The Potential Variables in Speech Recognition Software
“Correctness and accuracy are two different things,” says CallRail Product Manager, Adam Hofman. the difference lies in that correctness means completely “free from error” while accurate means “correct in all details” and “capable of or successful in reaching the intended target.”With speech recognition, this means that while the transcription may not be 100% correct (some words, names, or details might be mistranscribed), the user understands the overall idea of the chunk of speech that’s been transcribed. That is to say, it’s not just a jumble of random words–but that a cohesive concept can be interpreted from the text, in general. However, no two people are alike, and therefore, speech patterns and other deviations must be taken into account. Anomalies like accents (even those across English as native language speakers) can cause speech recognition software to miss certain aspects of conversations. The ways in which speakers enunciate versus mumble, the speeds at which they speak, and even fluctuations in speaker voice volume can throw speech recognition technology for a loop.
Regardless, most modern speech recognition technologies work along with machine learning platforms. Hence, as a user continues to use the technology, the software learns that particular person’s speech patterns and variances and adjusts accordingly. In essence, it learns from the user. CallRail’s voice recognition technology is used in conversation intelligence features like CallScore, Automation Rules, and Transcriptions.

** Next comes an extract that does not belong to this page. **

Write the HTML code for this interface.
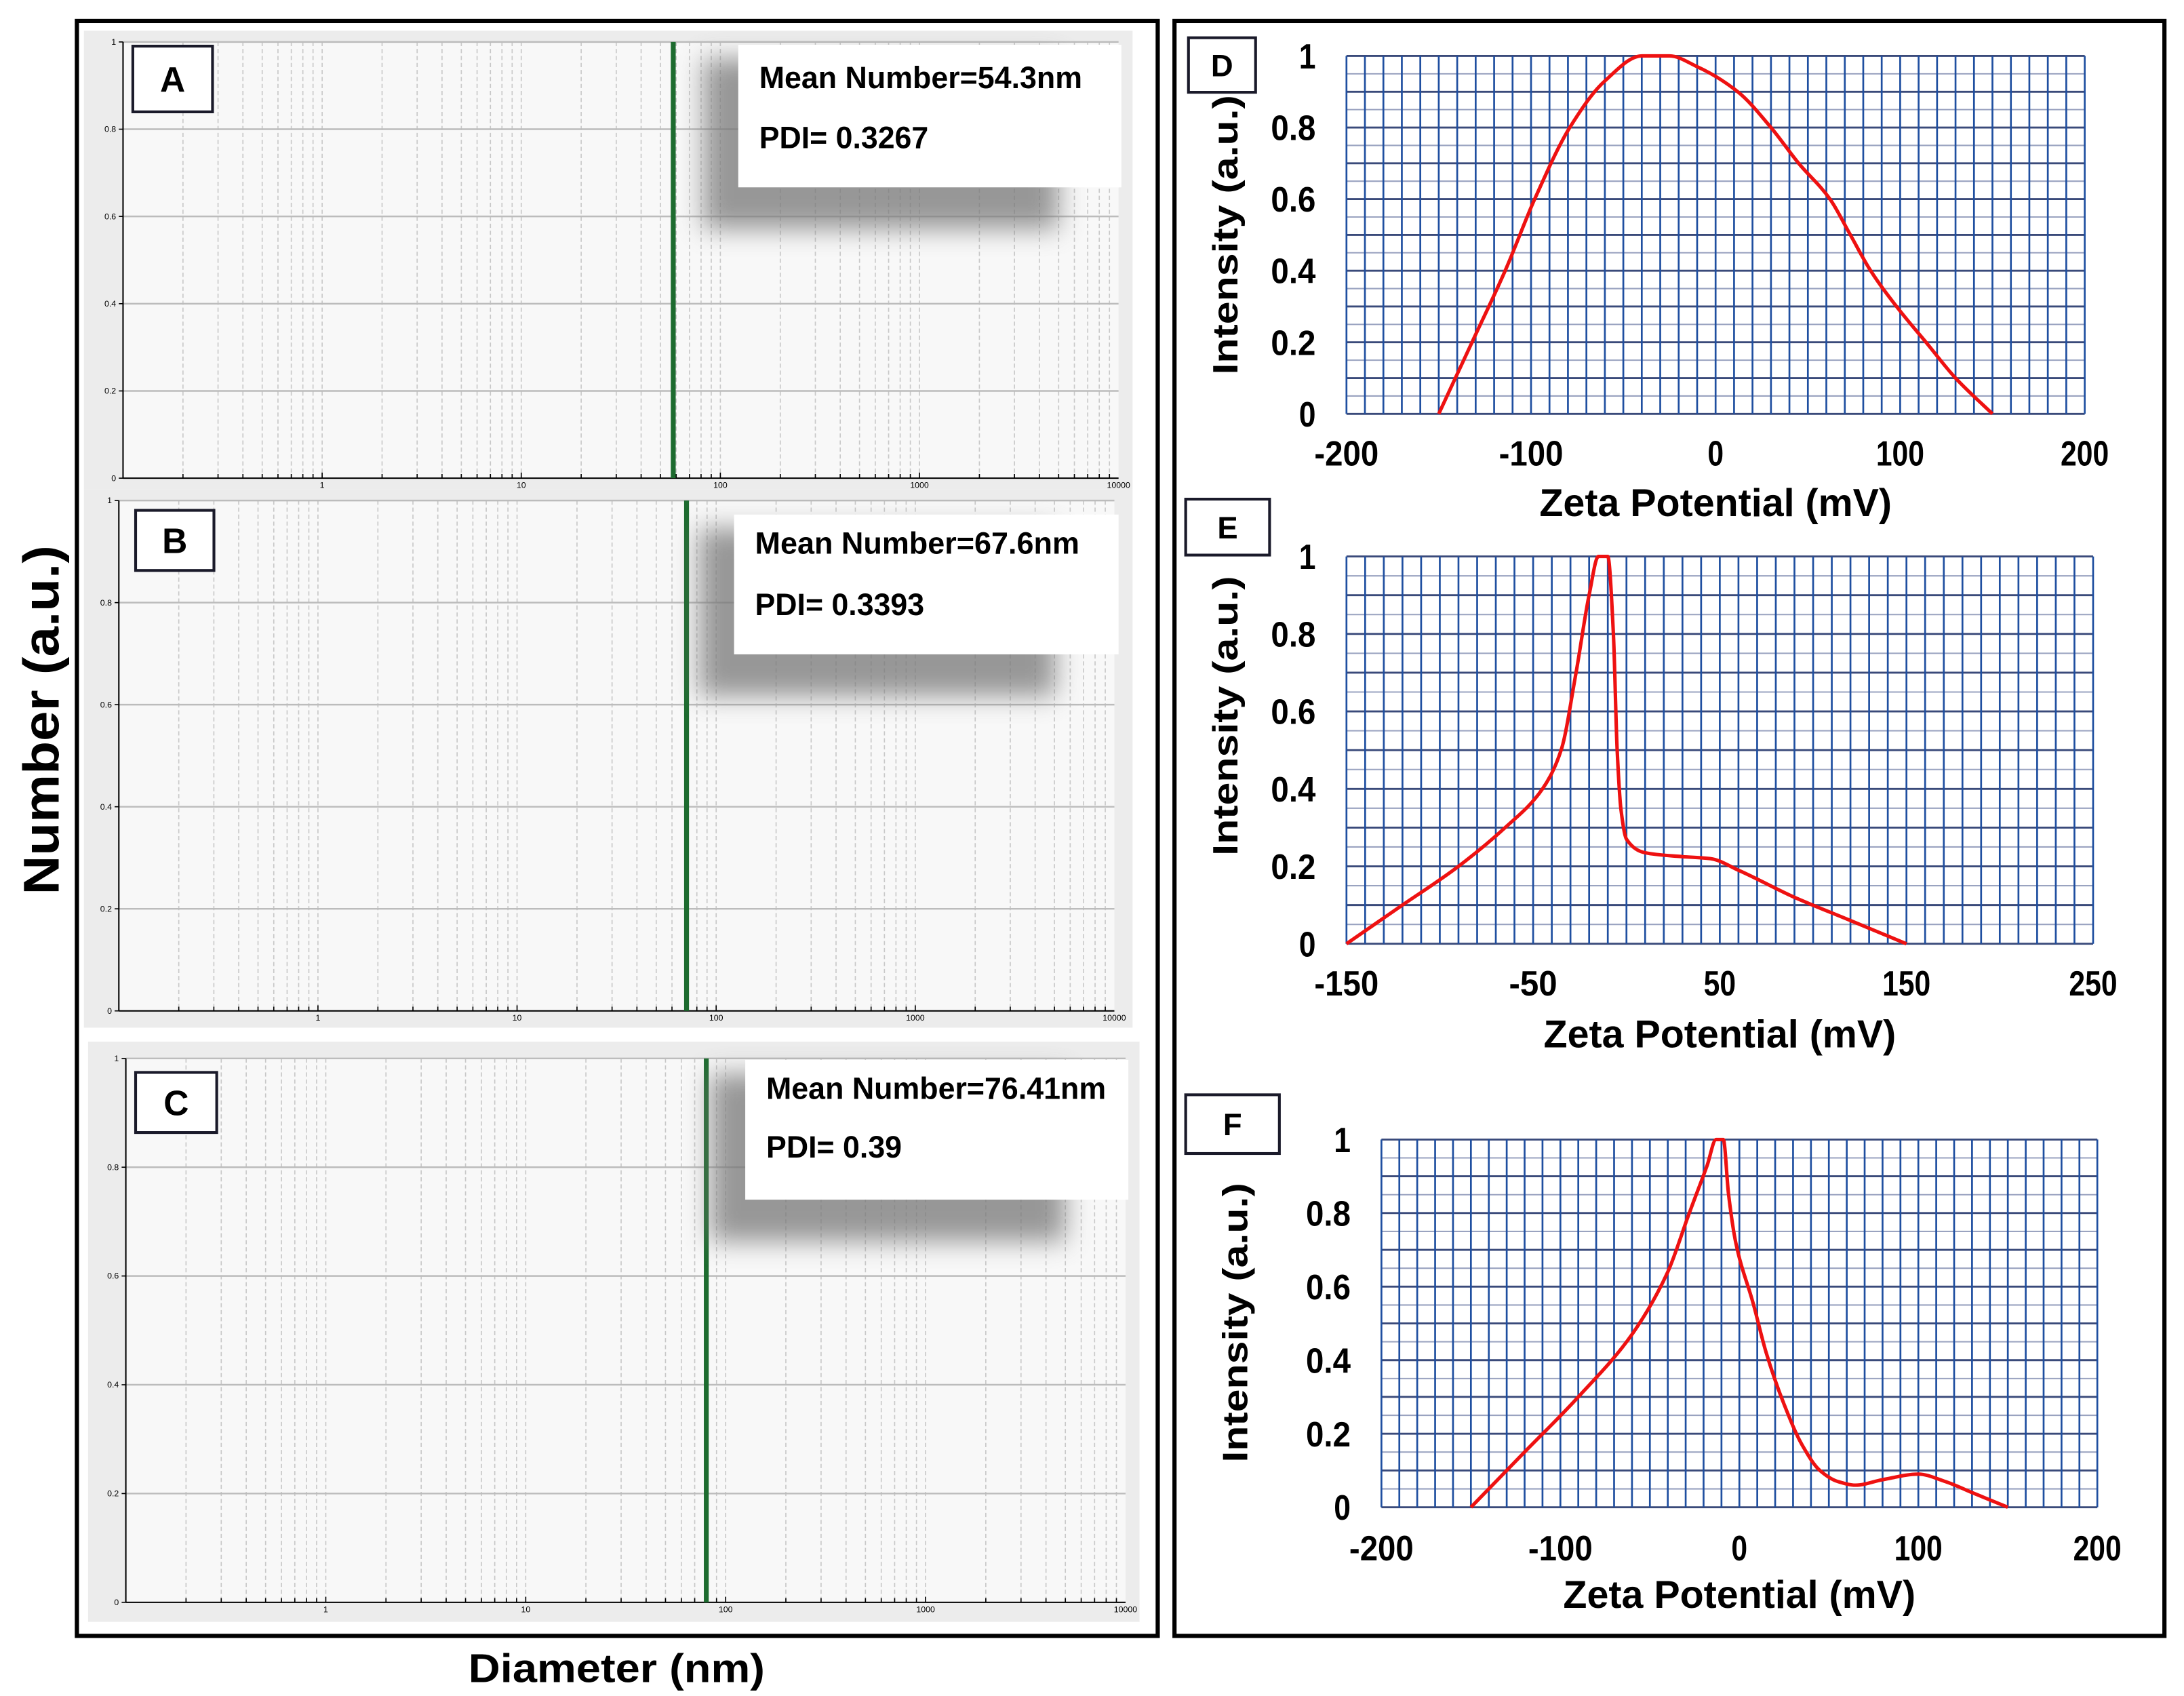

The Benefits of Using Speech Recognition Software
Though speech recognition technology falls short of complete human intelligence, there are many benefits of using the technology–especially in business applications. In short, speech recognition software helps companies save time and money by automating business processes and providing instant insights into what’s happening in their phone calls. Because software performs the tasks of speech recognition and transcription faster and more accurately than a human can, it means it’s more cost-effective than having a human do the same job. It can also be a tedious job for a person to do at the rate at which many businesses need the service performed. Speech recognition and transcription software costs less per minute, than a human performing at the same rate, and never gets bored with the job.